In December of that 2000 I got on a train in Beijing, hurled westward for 72 hours, and got off in Kashgar- a silk road city near the China-Pakistan border. My eyes opened onto a China that I had never imagined, and my ears opened to a language I had never heard that sounded like the curling twisting Arabic script in which it is written. The people I met personified the desert borderlands they have lived on for more than thirty centuries. Through those thirty centuries a nomadic imperative of kindness to strangers has prevailed; I was welcomed into homes, served raisins, pomegranate seeds and naan bread while the families that hosted me kept to the Ramadan fast- I ate with the children the elderly and the sick. I broke the fast with pool-playing teenagers. I walked in streets empty of men called to prayer, but full of women carrying baskets and chatting with me as I learned the ancient market routes. An American girl in Xinjiang, a month before the inauguration of Bush II.
In the years that have spread between my first visit to Xinjiang and my first return a week ago, I have not been able to erase the place and the warmth from my mind. I watched as the years plowed forward, horrified, as my own nation, my own people, were swept into a culture of aggression and fear. I watched as that fear spread outwards from ground zero in ripples of intolerance- blind to fact and reason and refusing accountability for our own actions. I watched as our terror spread here, to the borderlands of China and Central Asia, to the homes and families that had welcomed me, fed me, opened my mind.
And now I'm back. And in the time that has lapsed I've taken action against the transgressions of my own nation in my own small way. I learned enough of the Uyghur language to say "thank you for your kindness" and "I'm sorry". I've learned enough to go out to dinner with a Uyghur friend and express my admiration and awe of the history and culture of his people. In taking the time and putting forth the effort to learn a small amount of the words and the culture and the sense of context that comes from language learning, I have gained a better understanding of this land and an appetite for further learning.

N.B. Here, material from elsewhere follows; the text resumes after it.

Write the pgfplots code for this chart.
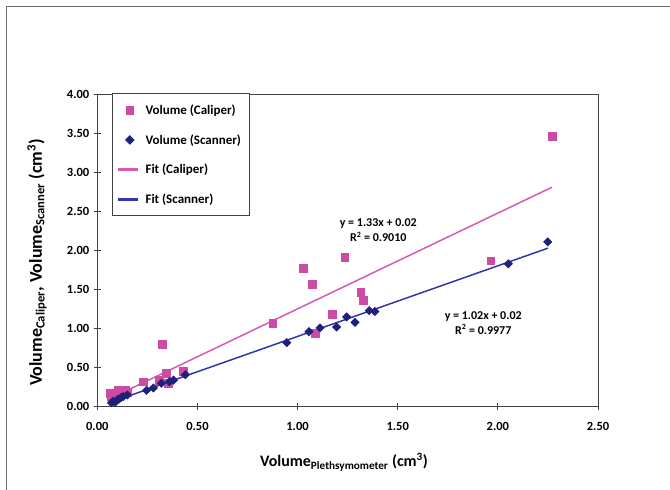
\documentclass[border=0pt]{standalone}
\usepackage{fontspec}
\setmainfont{Carlito}
\usepackage{pgfplots}
\pgfplotsset{compat=1.18}
\definecolor{calpink}{RGB}{204,76,163}
\definecolor{calline}{RGB}{214,90,180}
\definecolor{scannavy}{RGB}{32,32,122}
\definecolor{scanline}{RGB}{52,52,172}
\definecolor{framegray}{RGB}{110,110,110}
\pgfplotsset{
  marklegend/.style={legend image code/.code={\path (0pt,0pt) (24pt,0pt); \draw[mark repeat=2,mark phase=2,##1] plot coordinates {(0pt,0pt) (11pt,0pt) (22pt,0pt)};}},
  linelegend/.style={legend image code/.code={\path (0pt,0pt) (24pt,0pt); \fill[#1] (0pt,-1pt) rectangle (18pt,1pt);}},
}
\begin{document}
\begin{tikzpicture}[x=1pt,y=1pt]
\useasboundingbox (0,0) rectangle (670,490);
\draw[framegray, line width=1pt] (6,0) -- (6,483) -- (670,483);
\begin{axis}[
  at={(97.3pt,83.3pt)}, anchor=south west,
  scale only axis, width=500.7pt, height=312.4pt,
  xmin=0, xmax=2.5, ymin=0, ymax=4,
  xtick={0,0.5,1,1.5,2,2.5}, ytick={0,0.5,1,1.5,2,2.5,3,3.5,4},
  xtick pos=left, ytick pos=left,
  tick align=center, major tick length=7pt,
  tick style={black!75, line width=0.8pt},
  axis line style={black!75, line width=0.8pt},
  /pgf/number format/assume math mode=true,
  /pgf/number format/.cd, fixed, fixed zerofill, precision=2, /pgfplots/.cd,
  ticklabel style={font=\fontsize{12.5}{14}\selectfont\bfseries},
  xticklabel style={yshift=-9pt},
  yticklabel style={xshift=-1pt},
  xlabel={Volume\textsubscript{Plethsymometer} (cm\textsuperscript{3})},
  ylabel={Volume\textsubscript{Caliper}, Volume\textsubscript{Scanner} (cm\textsuperscript{3})},
  xlabel style={font=\fontsize{16}{18}\selectfont\bfseries, at={(axis description cs:0.4927,-0.177)}, anchor=center},
  ylabel style={font=\fontsize{18}{20}\selectfont\bfseries, at={(axis description cs:-0.1204,0.4616)}, anchor=center},
  legend style={at={(axis description cs:0.0287,1.003)}, anchor=north west,
    draw=black!75, line width=0.8pt, font=\fontsize{13}{14}\selectfont\bfseries,
    row sep=14.5pt, inner xsep=6pt, inner ysep=9pt},
  legend cell align=left,
]
\addplot[only marks, mark=square*, mark size=3.9pt, color=calpink, marklegend]
  coordinates {
  (0.07,0.13) (0.08,0.11) (0.063,0.17) (0.10,0.17) (0.105,0.21) (0.12,0.20)
  (0.138,0.21) (0.15,0.19) (0.23,0.32) (0.31,0.34) (0.355,0.30) (0.346,0.43)
  (0.326,0.80) (0.43,0.45) (0.876,1.07) (1.03,1.77) (1.073,1.57) (1.088,0.94)
  (1.172,1.18) (1.235,1.91) (1.315,1.47) (1.327,1.36) (1.964,1.87) (2.27,3.46)
  };
\addlegendentry{Volume (Caliper)}
\addplot[only marks, mark=square*, mark size=3pt, mark options={rotate=45}, color=scannavy, marklegend]
  coordinates {
  (0.07,0.05) (0.08,0.07) (0.09,0.06) (0.10,0.09) (0.11,0.10) (0.12,0.12)
  (0.13,0.13) (0.15,0.15) (0.246,0.21) (0.28,0.24) (0.32,0.30) (0.36,0.32)
  (0.38,0.34) (0.44,0.41) (0.946,0.82) (1.057,0.96) (1.112,1.01) (1.195,1.02)
  (1.245,1.15) (1.287,1.08) (1.358,1.23) (1.386,1.22) (2.052,1.83) (2.249,2.11)
  };
\addlegendentry{Volume (Scanner)}
\addplot[calline, line width=1.5pt, no marks, linelegend=calline]
  coordinates {(0.06,0.10) (2.27,2.81)};
\addlegendentry{Fit (Caliper)}
\addplot[scanline, line width=1.5pt, no marks, linelegend=scanline]
  coordinates {(0.06,0.05) (2.25,2.03)};
\addlegendentry{Fit (Scanner)}
\node[font=\fontsize{12}{15}\selectfont\bfseries, align=center] at (axis cs:1.403,2.255)
  {y = 1.33x + 0.02\\R\textsuperscript{2} = 0.9010};
\node[font=\fontsize{12}{15}\selectfont\bfseries, align=center] at (axis cs:1.927,1.075)
  {y = 1.02x + 0.02\\R\textsuperscript{2} = 0.9977};
\end{axis}
\end{tikzpicture}
\end{document}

As my Uyghur friend and I left the restaurant I asked him how to say friend in Uyghur slang. As he pronounced the word I jotted it down in my smudgy Arabic hand in my notebook. He looked at me and said that this was the first time he had ever seen a Uyghur word written by a foreign hand. He said that he felt honored and proud. I felt weepy and grateful and hopefully. We smiled at each other. That was the evening of November 5th. On the walk home I bought a Uyghur language newspaper. On the front page a picture of a beaming Obama glowed above a single Uyghur word; "Finally".